The cluster of millennia-old baobab trees in the Nxai Pan National Parkin Botswana owes its name to the man known to have discovered them. Thomas Baines, artist and fellow explorer to John Chapman, captured in paint the scene in 1862 on a trip through the expansive salt pans, en route to the Victoria Falls. Baines’ Baobabs, as they are known today, are a sight sought by many travellers venturing into the untamed terrain of Botswana.
The horse-drawn event of the 1800s, an era buried in history, took Baines and Chapman through wild Botswana and across the bare Makgadikgadi Salt Pans and eventually, to the oasis of ancient baobab trees. This pit stop was painted; a wagon-filled campsite beneath 7 towering ‘upside-down trees’. The appearance of the broad, gnarled trees has barely changed over 150 years and what visitors see today is almost identical to the sight depicted by Baines on a pioneer mission through Africa in the 19th century.

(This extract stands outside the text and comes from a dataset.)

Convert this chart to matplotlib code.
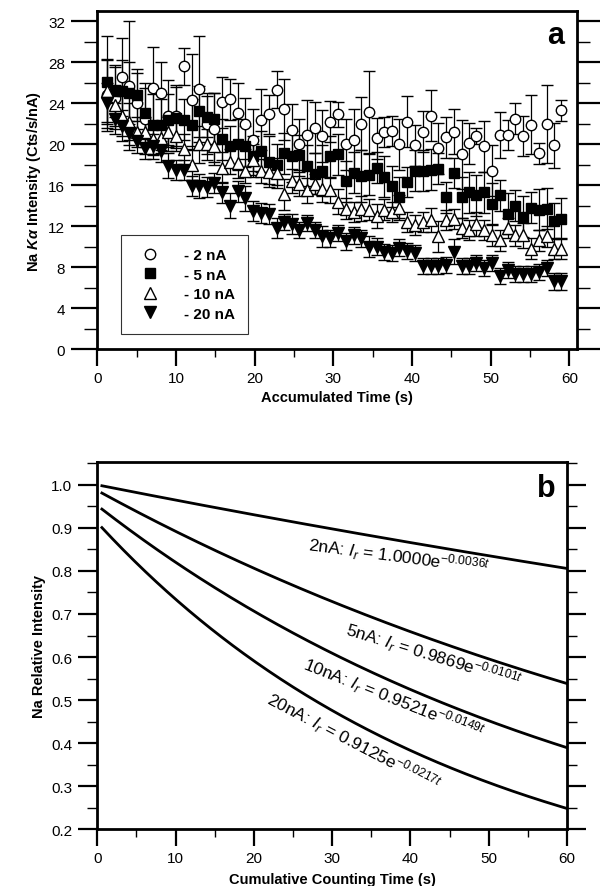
import numpy as np
import matplotlib
matplotlib.use("Agg")
import matplotlib.pyplot as plt
from matplotlib.ticker import MultipleLocator, FormatStrFormatter

plt.rcParams['font.family'] = ['Liberation Sans', 'DejaVu Sans']
plt.rcParams['mathtext.fontset'] = 'custom'
plt.rcParams['mathtext.rm'] = 'Liberation Sans'
plt.rcParams['mathtext.it'] = 'Liberation Sans:italic'
plt.rcParams['mathtext.bf'] = 'Liberation Sans:bold'
plt.rcParams['mathtext.bfit'] = 'Liberation Sans:italic:bold'

# ---- panel a data ----
time_s = [1.2, 2.2, 3.2, 4.1, 5.1, 6.1, 7.1, 8.1, 9.0, 10.0,
          11.0, 12.0, 13.0, 13.9, 14.9, 15.9, 16.9, 17.9, 18.8, 19.8,
          20.8, 21.8, 22.8, 23.7, 24.7, 25.7, 26.7, 27.7, 28.6, 29.6,
          30.6, 31.6, 32.6, 33.5, 34.5, 35.5, 36.5, 37.5, 38.4, 39.4,
          40.4, 41.4, 42.4, 43.3, 44.3, 45.3, 46.3, 47.3, 48.2, 49.2,
          50.2, 51.2, 52.2, 53.1, 54.1, 55.1, 56.1, 57.1, 58.0, 59.0]

na_2nA = [24.8, 24.5, 26.6, 25.7, 24.0, 22.5, 25.5, 25.0, 22.8, 22.8,
          27.6, 24.3, 25.4, 22.0, 21.5, 24.1, 24.4, 23.0, 22.0, 20.4,
          22.4, 22.9, 25.3, 23.4, 21.4, 20.0, 20.9, 21.6, 20.8, 22.2,
          22.9, 20.0, 20.4, 22.0, 23.1, 20.6, 21.2, 21.3, 20.0, 22.2,
          19.9, 21.2, 22.8, 19.6, 20.7, 21.2, 19.0, 20.1, 20.8, 19.8,
          17.4, 20.9, 20.9, 22.5, 20.8, 21.9, 19.1, 22.0, 19.9, 23.3]
err_2nA = [3.5, 3.0, 3.8, 6.3, 3.0, 3.5, 4.0, 3.0, 3.5, 3.0,
           1.8, 4.5, 5.2, 3.0, 3.5, 2.5, 2.0, 3.0, 2.5, 3.0,
           3.0, 1.9, 1.8, 3.0, 2.5, 2.5, 3.4, 2.5, 2.5, 2.0,
           1.2, 2.5, 3.0, 2.6, 4.0, 2.0, 1.5, 1.5, 2.5, 2.5,
           2.0, 2.0, 2.5, 2.5, 2.0, 2.2, 3.4, 2.0, 0.8, 2.5,
           2.5, 2.2, 1.5, 1.5, 2.0, 2.9, 1.0, 3.8, 2.2, 1.0]

na_5nA = [26.1, 25.2, 25.2, 25.0, 24.8, 23.0, 21.9, 21.9, 22.4, 22.6,
          22.4, 21.9, 23.2, 22.7, 22.5, 20.5, 19.8, 20.0, 19.8, 18.8,
          19.3, 18.3, 18.0, 19.1, 18.8, 18.9, 17.9, 17.1, 17.4, 18.8,
          19.0, 16.4, 17.2, 16.9, 17.0, 17.7, 16.8, 15.9, 14.8, 16.3,
          17.4, 17.4, 17.5, 17.6, 14.8, 17.2, 14.8, 15.3, 15.0, 15.3,
          14.2, 15.0, 13.2, 14.0, 12.9, 13.8, 13.6, 13.7, 12.5, 12.7]
err_5nA = [4.5, 2.5, 3.0, 3.0, 2.5, 2.5, 3.0, 2.5, 2.5, 3.0,
           2.0, 2.5, 2.5, 2.0, 2.5, 2.0, 2.0, 2.5, 2.0, 2.0,
           2.0, 2.5, 2.0, 2.0, 2.5, 2.0, 2.0, 2.0, 2.5, 2.0,
           2.0, 2.0, 2.0, 2.5, 2.0, 1.5, 2.0, 2.0, 2.0, 1.5,
           2.0, 2.0, 2.0, 1.5, 1.5, 1.5, 2.0, 2.0, 2.0, 2.0,
           2.0, 1.5, 2.0, 1.5, 2.0, 1.5, 2.0, 2.0, 1.8, 2.0]

na_10nA = [25.2, 23.8, 22.8, 22.2, 21.2, 21.2, 20.5, 20.6, 21.2, 20.8,
           19.5, 18.0, 20.0, 20.0, 19.8, 17.7, 18.3, 18.2, 17.4, 18.5,
           17.4, 17.3, 17.2, 15.1, 16.4, 16.1, 15.5, 16.1, 15.6, 15.5,
           14.4, 13.7, 13.4, 13.7, 13.6, 13.0, 13.6, 13.4, 13.8, 12.4,
           12.1, 12.4, 12.6, 11.0, 12.6, 12.7, 11.8, 11.6, 12.2, 11.6,
           11.1, 10.6, 11.8, 11.1, 11.1, 9.8, 10.6, 11.0, 9.8, 9.8]
err_10nA = [3.0, 2.0, 2.0, 1.8, 1.5, 1.5, 1.5, 1.5, 1.5, 1.5,
            1.5, 1.5, 1.8, 1.5, 1.5, 1.5, 1.2, 1.5, 1.2, 1.5,
            1.2, 1.2, 1.5, 1.5, 1.2, 1.2, 1.2, 1.0, 1.2, 1.2,
            1.2, 1.0, 1.0, 1.2, 1.0, 1.2, 1.0, 1.0, 1.2, 1.0,
            1.0, 1.0, 1.2, 1.5, 1.0, 1.0, 1.0, 1.0, 1.2, 1.0,
            1.0, 1.0, 1.0, 1.0, 1.2, 1.0, 1.0, 1.0, 1.0, 1.0]

na_20nA = [24.0, 22.5, 21.8, 21.1, 20.3, 19.6, 19.8, 19.3, 17.9, 17.5,
           17.5, 15.9, 15.9, 15.8, 16.2, 15.3, 14.0, 15.4, 14.7, 13.5,
           13.3, 13.2, 11.8, 12.4, 12.2, 11.6, 12.3, 11.6, 11.0, 10.8,
           11.3, 10.5, 11.1, 10.8, 10.0, 10.0, 9.5, 9.4, 9.9, 9.6,
           9.4, 8.1, 8.1, 8.1, 8.2, 9.5, 8.1, 8.1, 8.4, 7.9,
           8.4, 7.1, 7.7, 7.3, 7.3, 7.3, 7.5, 7.9, 6.6, 6.6]
err_20nA = [2.0, 1.5, 1.5, 1.2, 1.2, 1.0, 1.2, 1.0, 1.2, 1.0,
            1.0, 1.0, 1.2, 1.0, 1.0, 1.0, 1.2, 1.0, 1.2, 1.0,
            1.0, 1.0, 1.0, 0.8, 1.0, 0.8, 0.8, 0.8, 1.0, 0.8,
            0.8, 0.8, 0.8, 0.8, 1.0, 0.8, 0.8, 0.8, 0.8, 0.8,
            0.8, 0.8, 0.8, 0.8, 0.8, 1.2, 0.8, 0.8, 0.8, 0.8,
            0.8, 0.8, 0.8, 0.8, 0.8, 0.8, 0.8, 0.8, 0.8, 0.8]

# ---- panel b: fitted decay curves I_r = A * exp(k t) as given in the chart ----
currents = ["2nA", "5nA", "10nA", "20nA"]
fit_amp = [1.0000, 0.9869, 0.9521, 0.9125]
fit_rate = [-0.0036, -0.0101, -0.0149, -0.0217]
label_x = [38.6, 43.0, 37.8, 32.8]
label_y = [0.835, 0.605, 0.505, 0.405]
label_rot = [-7.5, -17, -21.5, -27.5]


def style_axes(ax, ylen):
    for side in ["left", "right", "top", "bottom"]:
        ax.spines[side].set_linewidth(2.0)
    ax.tick_params(which="major", direction="out", length=12, width=1.6,
                   labelsize=11, right=True, top=False)
    ax.tick_params(which="minor", direction="out", length=6, width=1.0,
                   right=True, top=False)
    ax.tick_params(axis="y", which="major", length=ylen, pad=4)
    ax.tick_params(axis="y", which="minor", length=ylen / 2)
    ax.tick_params(axis="y", which="both", labelright=False)


fig = plt.figure(figsize=(6, 8.87), dpi=100)

# ---------------- panel a ----------------
ax1 = fig.add_axes([0.162, 0.6054, 0.80, 0.381])
series = [
    (na_2nA, err_2nA, "o", "white", 7.5, "- 2 nA"),
    (na_5nA, err_5nA, "s", "black", 7, "- 5 nA"),
    (na_10nA, err_10nA, "^", "white", 8.5, "- 10 nA"),
    (na_20nA, err_20nA, "v", "black", 8.5, "- 20 nA"),
]
for vals, errs, mk, fc, ms, lab in series:
    ax1.errorbar(time_s, vals, yerr=errs, fmt=mk, mfc=fc, mec="black",
                 mew=1.0, ms=ms, ecolor="black", elinewidth=0.9,
                 capsize=4, capthick=0.9, label=lab)

ax1.set_xlim(0, 61)
ax1.set_ylim(0, 33)
ax1.xaxis.set_major_locator(MultipleLocator(10))
ax1.xaxis.set_minor_locator(MultipleLocator(5))
ax1.yaxis.set_major_locator(MultipleLocator(4))
ax1.yaxis.set_minor_locator(MultipleLocator(2))
style_axes(ax1, 19)
ax1.set_xlabel("Accumulated Time (s)", fontsize=10.5, fontweight="bold")
ax1.set_ylabel(r"Na $\mathbfit{K\alpha}$ Intensity (Cts/s/nA)",
               fontsize=10.5, fontweight="bold", labelpad=4)
ax1.text(0.955, 0.93, "a", transform=ax1.transAxes, fontsize=22,
         fontweight="bold", ha="center", va="center")

handles, labels = ax1.get_legend_handles_labels()
handles = [h[0] for h in handles]
leg = ax1.legend(handles, labels, loc="lower left",
                 bbox_to_anchor=(0.04, 0.03), frameon=True, fancybox=False,
                 edgecolor="black", prop={"weight": "bold", "size": 11},
                 handletextpad=1.2, borderpad=0.9, labelspacing=0.35,
                 borderaxespad=0.3)
leg.get_frame().set_linewidth(0.8)

# ---------------- panel b ----------------
ax2 = fig.add_axes([0.162, 0.064, 0.783, 0.414])
t = np.linspace(0.6, 60, 300)
for amp, rate in zip(fit_amp, fit_rate):
    ax2.plot(t, amp * np.exp(rate * t), color="black", lw=2.0)

for cur, amp, rate, lx, ly, rot in zip(currents, fit_amp, fit_rate,
                                       label_x, label_y, label_rot):
    txt = r"%s: $I_r$ = %.4fe$^{%.4f\mathit{t}}$" % (cur, amp, rate)
    ax2.text(lx, ly, txt, fontsize=12.5, rotation=rot, rotation_mode="anchor",
             ha="center", va="center")

ax2.set_xlim(0, 60)
ax2.set_ylim(0.2, 1.053)
ax2.xaxis.set_major_locator(MultipleLocator(10))
ax2.xaxis.set_minor_locator(MultipleLocator(5))
ax2.yaxis.set_major_locator(MultipleLocator(0.1))
ax2.yaxis.set_minor_locator(MultipleLocator(0.05))
ax2.yaxis.set_major_formatter(FormatStrFormatter("%.1f"))
style_axes(ax2, 14)
ax2.set_xlabel("Cumulative Counting Time (s)", fontsize=10.5,
               fontweight="bold", labelpad=5)
ax2.set_ylabel("Na Relative Intensity", fontsize=10.5, fontweight="bold",
               labelpad=4)
ax2.text(0.955, 0.93, "b", transform=ax2.transAxes, fontsize=22,
         fontweight="bold", ha="center", va="center")

fig.savefig("out.png", dpi=100)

The Okavango Delta is a vast inland river delta in northern Botswana. It’s known for its sprawling grassy plains, which flood seasonally, becoming a lush animal habitat. The Moremi Game Reserve occupies the east and central areas of the region. Here, dugout canoes are used to navigate past hippos, elephants and crocodiles. On dry land, wildlife includes lions, leopards, giraffes and rhinos. However, the bird life in these regions are equally rich in diversity.
I took this photo while on my first Botswana Delta photo safari trip. April 2019.